Мани, древнеиранский вероучитель и пророк III в. н.э. в своем учении указывал на раздвоенность культуры, добро и зло рассматривал как два противостоящие друг другу начала мироздания. Идея конфронтации, борьбы, вечного и непримиримого конфликта получает в манихействе онтологические формы. Манихейство, по своей сущности – это идеология конфликта, оно отрицает компромисс, толерантность, диалог, которые квалифицируются как проявления слабости, беспринципности, трусости, оппортунизма. Манихейская логика – средство, с одной стороны, консолидации людей на основе противостояния вымышленным или реальным врагам, с другой стороны, снятия социального напряжения, за счет ретрансляции негативных эмоций в сферу мифологических представлений.

Название учения Мани стало синонимом определенного типа логики культуры, отрицающей диалог, золотую середину, абсолютизирующей конфронтацию, борьбу. Составляя культурный архив, манихейство может актуализироваться на любом этапе истории. Манихейство - вечный соблазн культуры, который выражается в стремлении решать сложные проблемы, редуцируя, упрощая их до плоской древней идеи, что в любом случае есть виновник, который является ничем иным как персонификацией мирового зла [1]. Решение проблемы сводится в этом случае к выявлению, разоблачению, изгнанию, уничтожению зла.
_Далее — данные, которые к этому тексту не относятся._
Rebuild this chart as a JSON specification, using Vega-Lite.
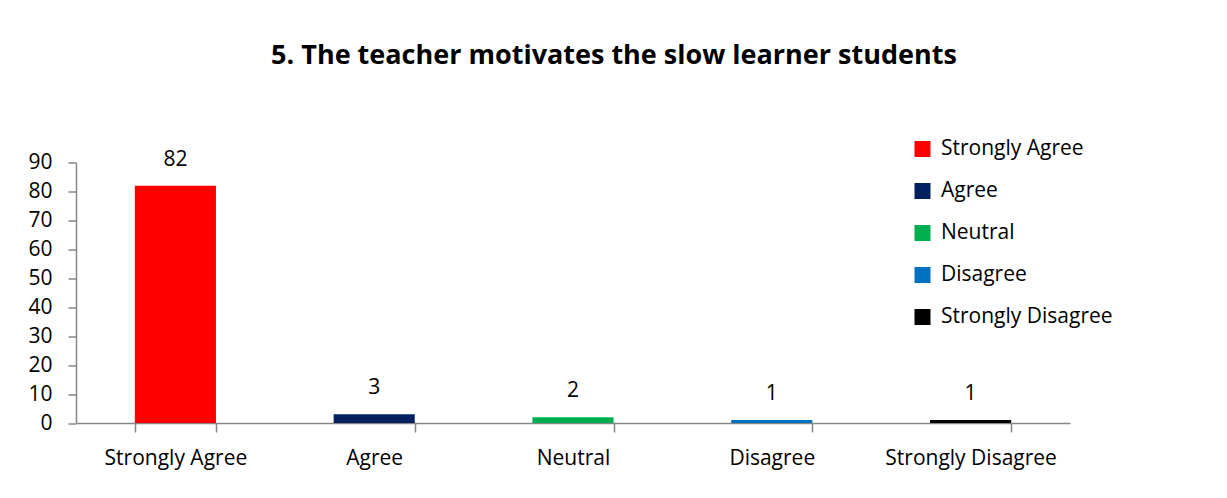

Образы врагов могут меняться в зависимости от ситуации, но сохраняется сам принцип истолкования действительности через борьбу двух мировых начал. Манихейство постоянно несет в себе стремление разделить людей на «хороших» и «плохих», «своих» и «чужих» что позволяет раз и навсегда разрешить все проблемы, истребляя последних.  

Сила манихейства заключается в том, что оно реанимирует древнейшие культурные архетипы, структуры коллективного бессознательного, наполняя их актуальным содержанием. Слепой фанатизм - продукт манихейской логики, именно в рамках манихейских представлений страдания и боль одних людей могут служить предметом радости и торжества других [10].

Всплеск манихейства может инициироваться стимулами негативного характера: социальной, экономической, политической нестабильностью. Страны Центральной Азии, Ближнего и Среднего Востока представляют собой регион, где манихейская культура находит благодатную почву для расцвета своих идеалов по многим причинам. Важнейшая из них - необычайная актуальность в этом регионе трайбалистских представлений. Можно утверждать, что именно родоплеменные ценности занимают главенствующие позиции в культуре народов Афганистана (носителями этих ценностей являются, например, кочевники пуштуны - доминирующая этническая группа современного Афганистана), ментальность центрально азиатов включает в свое смысловое пространство идеалы трайбализма.

В частности, противостояние исламского мира Западу оценивается именно в трайбалистских категориях противопоставления добра и зла, света и тьмы, своих и чужих, правды и лжи. Например, лидер движения «Талибан» мулла Мохамад Омар в качестве одной из главных целей этого движения выдвигает «изгнание, искоренение зла» [7]. В рамках такого симбиоза трайбалистских принципов и исламского дискурса выявляется некоторая глобальная дуальная оппозиция, ею становится оппозиция «мусульманский Восток – Запад».

В соответствии со взглядами отечественного этнопсихолога С. В. Лурье [4],  существует центральная зона (константы) ментальности этноса. Эти константы включают систему образов, существующих не только на уровне сознания, но и на уровне коллективного бессознательного. К этим константам С.В. Лурье относит: локализацию источника добра; локализацию источника зла; представление о способе действия, при котором добро побеждает зло.

Таким образом, террористические движения основаны на нравственно-ментальных импульсах, внутренней ценностно-смысловой подоплеке, семантическом подтексте. Обращение к социокультурным аспектам современного международного терроризма представляется необычайно важным потому, что именно социокультурные аргументы способны объяснить некоторые необъяснимые с иных позиций явления современного мира.

Литература

1.                 Ахиезер А.С. Россия: критика исторического опыта (Социокультурная динамика России). - Т.2. Теория и методология. Словарь. Новосибирск, 1998. -С. 262.

2.                 Зиммель Г. Избранное. Том 2. Созерцание жизни. М., 1996.- С. 504.

3.                 Крисберг Л. Миро-созидание, миро-сохранение и разрешение конфликтов // Социологические исследования. 1990.  № 11. С. 28-32. 

4.                 Лурье С. В. Историческая этнология. М: Гаудеамус, Академический Проект, 2004. 624 с.

5.                 Мацумото Д. Психология и культура. 1-е издание. СПб.: Питер, 2003. — 718 с.

6.                 Психология и психопатология терроризма. Гуманитарные стратегии антитеррора. Сборник статей под ред. Проф. М.М. Решетникова. – СПб.: Восточно-Европейский Институт Психоанализа, 2004. – 352 с.

7.                 См. Интервью с амиром аль Муминином (мулла Моххамад Омар - лидер движения «Талибан») пакистанских журналистов Назира Лагари и муфтия Джамиль Хана//Афганский конфликт и радикальный ислам в Центральной Азии. Сборник документов и материалов / Сост. А.А.Князев.- Бишкек, 2000.- С. 70.

8.                 Baron L.&Straus M. A. (1988). Cultural and economic sources of homicide in the United States // The Sociological Quarterly. V. 29.

9.                 Johan Galtung. Small Group Theory and the Theory of International Relations. A Study In isomorthism // New Approaches to International Relations. Ed. by M. Kaplan. N. Y., 1968. P. 270-295, (Перевод О. Петрович.)